Schwäbische Zeitung (Riedlingen)
Ägyptens Präsident schlägt aus Enthauptungen Kapital
Nach den Morden des IS an 21 Kopten bombardiert die ägyptische Luftwaffe dessen Stellungen in Libyen
- Die IS-Miliz expandiert: In Ägypten wie Libyen gibt es Zellen der Extremisten. Nun zeigt ein Video den Tod mehrerer ägyptischer Kopten. So blutig die Tat ist – der Diktatur am Nil spielt sie in die Hände.
Dass sie hier am Mittelmeer sind, Europa nur wenige Kilometer entfernt, soll so beiläufig wie möglich rüber kommen. Sie stünden „heute im Süden Roms, in Libyen“, sagt ein Vermummter in die Kamera. Hinter ihm branden graue Wellen am Ufer. Dann hebt er drohend ein Messer und sagt: „Wir werden das Meer mit eurem Blut tränken.“
In Overalls gesteckte Geiseln
Die Szene ist Teil eines am Sonntag im Internet verbreiteten Videos der Terrormiliz Islamischer Staat (IS). Wie bei vorherigen Filmen inszenieren die Dschihadisten das Grauen bis ins Detail. Dutzende in Schwarz gekleidete Männer schleppen ihre in orange Overalls gesteckte Geiseln an den Strand und bauen sich in einer Reihe auf. Bei den Geiseln soll es sich um 21 entführte Ägypter handeln.
Alle sind Mitglieder der christlichen Minderheit der Kopten, die um den Jahreswechsel verschwanden. Die Männer hätten als Gastarbeiter in dem Bürgerkriegsland gearbeitet, bestätigte die koptische Kirche. Der Reihe nach drücken die Extremisten ihre Opfer in den Sand. Dann ist zu sehen, wie sie deren Köpfe abschneiden. Das Video trägt den Titel „Eine in Blut geschriebene Nachricht an die Nation des Kreuzes“. Damit richtet sich der IS erstmals bewusst an Christen – und produzierte wahrscheinlich erstmals ein Schreckensvideo außerhalb des selbst ernannten „Kalifats“in Syrien und dem Irak.
Vor rund drei Monaten schwor eine Miliz ehemaliger Rebellen in Libyen dem IS die Treue. Mit dem Video liefern sie nun den Beweis, wie weit sich die IS-Ideologie exportieren lässt. Im ölreichen Libyen tobt seit Monaten ein blutiger Machtkampf zwischen zwei Regierungen. Der IS hat sich das Chaos zunutze gemacht. Nun, wo die Regierungen seit Mitte vergangener Woche erstmals auf UN-Vermittlung an einem Tisch sitzen, startet der libysche Ableger seine Propagandaschlacht.
Kampfjets gegen IS-Stellungen
Ägypten reagierte am Montag mit aller Härte auf die Tötung seiner Landsleute.

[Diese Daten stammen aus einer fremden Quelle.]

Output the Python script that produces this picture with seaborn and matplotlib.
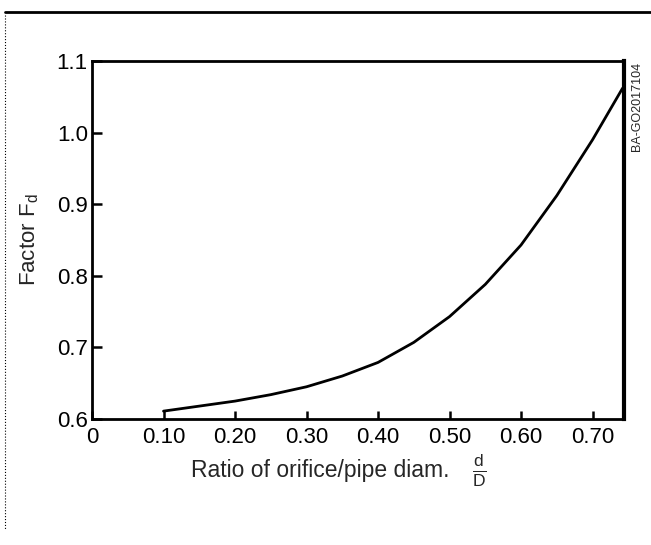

Am frühen Morgen starteten Kampfjets ins Nachbarland und bombardierten IS-Stellungen. Die Luftwaffe der mit Kairo verbündeten Regierung aus Ostlibyen flog nach eigenen Angaben ebenfalls Angriffe. Die von Islamisten geführte westlibysche Regierung nannte die Schläge hingegen einen „Angriff auf die Souveränität“des Landes.
Ägyptens Präsident Abdel Fattah al-Sisi sucht nun den offenen Kampf. Die toten Kopten gelten als „Märtyrer“, im Land wurde eine siebentägige Staatstrauer ausgerufen. Aus den Dschihadisten vor der Haustür schlägt al-Sisi innen- wie außenpolitisch Kapital. Der Kampf gegen den Terror ist al-Sisis einzige Ausrede, um Vergehen an der Bevölkerung – auch international – zu rechtfertigen.
Das Spiel von al-Sisis scheint aufzugehen: Erst am Montag unterzeichneten Ägypten und Frankreich einen Waffendeal über 24 französischen Rafale-Jets. Laut französischen Medien wird Kairo die Flugzeuge aber vorerst nur für eine Parade geliehen bekommen. Geliefert werde erst später.